Formatosi attorno all’anno 2017 in Bielorussia e dopo aver dato alle stampe due EP, i Khandra si presentano a noi con un lavoro sulla lunga distanza tramite season of mist e la Underground Activists (divisione della season of mist).
Partendo dalla copertina, molto bella e carica di pathos, per poi entrare negli oltre quaranta minuti di musica il tutto è ben strutturato e ben presentato. MA c’è un ma…
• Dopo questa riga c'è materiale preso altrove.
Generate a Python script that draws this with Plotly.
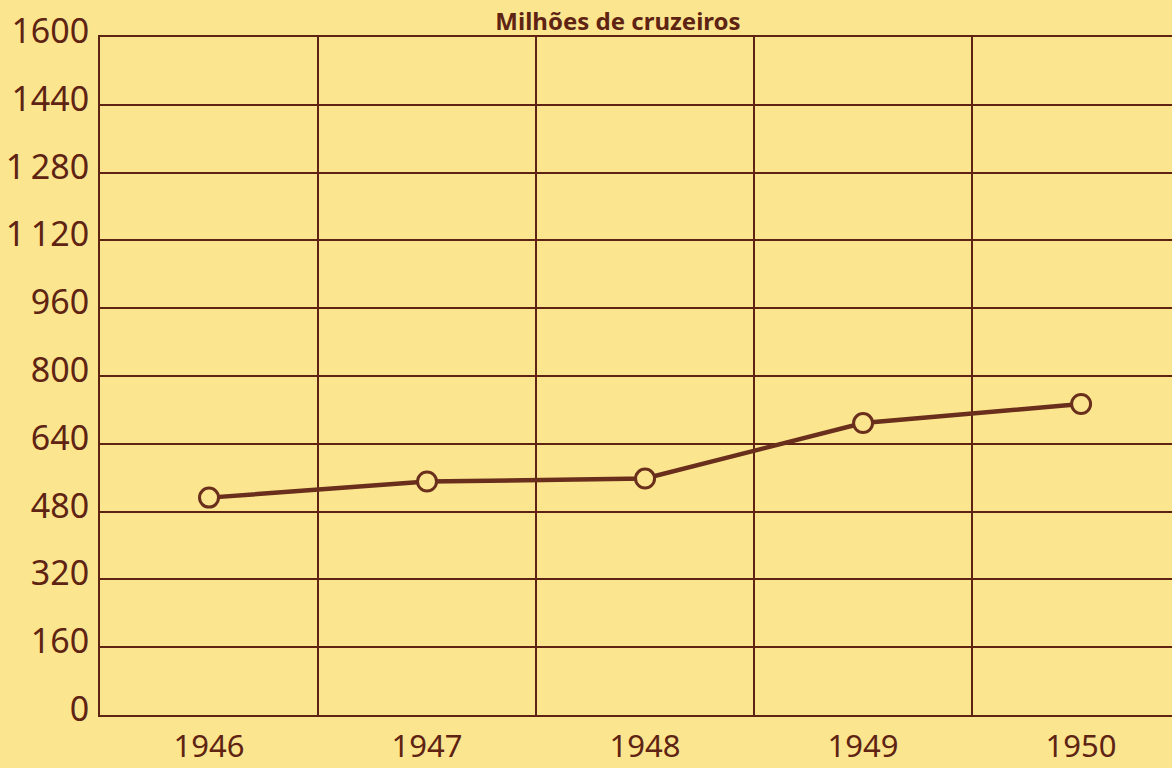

Non sono i rallentati, forse, non sono i midtempo tipici di certe produzioni black metal dell’est, ma è il fatto, forse, che non resta molto all’ascoltatore alla lunga in testa.
Sia chiaro, è un buon lavoro, si fa ascoltare e con piacere, ma finito di ascoltare, non resta nulla.
I Khandra non sono né privi di idee e neppure privi di emozioni: queste ultime arrivano, come rasoiate in faccia e le prime si sentono, ma pare che il tutto sia “ovattato”. Nel senso che pare che non abbiano ancora esposto tutto quello che loro potrebbero dare; potrebbero trovarsi perfettamente in situazioni più “estreme” e più esasperate.
Strutture interessanti nel complessivo(anche se si percepiscono schemi ripetitivi delle composizioni in tutto i brani, intro escluso), come ho già scritto, parecchi mid tempo e rallentati, poi scatti di rabbia con blastbeat.
Interessante il fatto che le tematiche sono incentrate su ciò che accade attorno. Spesso il mondo, così com’è ora, è peggio di quello che si potrebbe immaginare, e leggere, nelle peggiori immaginazioni dantesche.
Scelte da mixer in linea con ciò che ci si aspetta da una band black metal (mi sarei però atteso un minimo di “punta” in meno sul rullante, che risulta “secchino”), forse questa è un’altra delle variabili che fa perdere un pochino di appeal, con rimandi verso i Mgla su tutti. Palese il fatto che le chitarre fanno da padrone in tutti il platter di sei pezzi più uno. Scrivo sei pezzi più uno, nel senso che il primo pezzo, che segnano come strumentale mi da l’impressione di essere un intro leggermente allungato.
“Thanatos”, la titletrack “All occupied by sole death” e “In harvest against the sun” sono i brani che forse lasciano un pochino di più rispetto al resto. Fatevi un ascolto vostro e decidete quali sono i brani che preferite di questo esordio.
L’esordio dei bielorussi è con ombre e luci.
Buono il fatto che siano approdati alla season of mist, buona l’idea di fondo del concept che la band ha proposto. Ma come ho detto alcune scelte e di campo e di composizione non sono ottimali, ma si perdona per il fatto che è un esordio.
Speriamo che con il prossimo lavoro la band possa andare un pochino oltre e che dia sfogo alle idee più primordiali e meno “studiate”.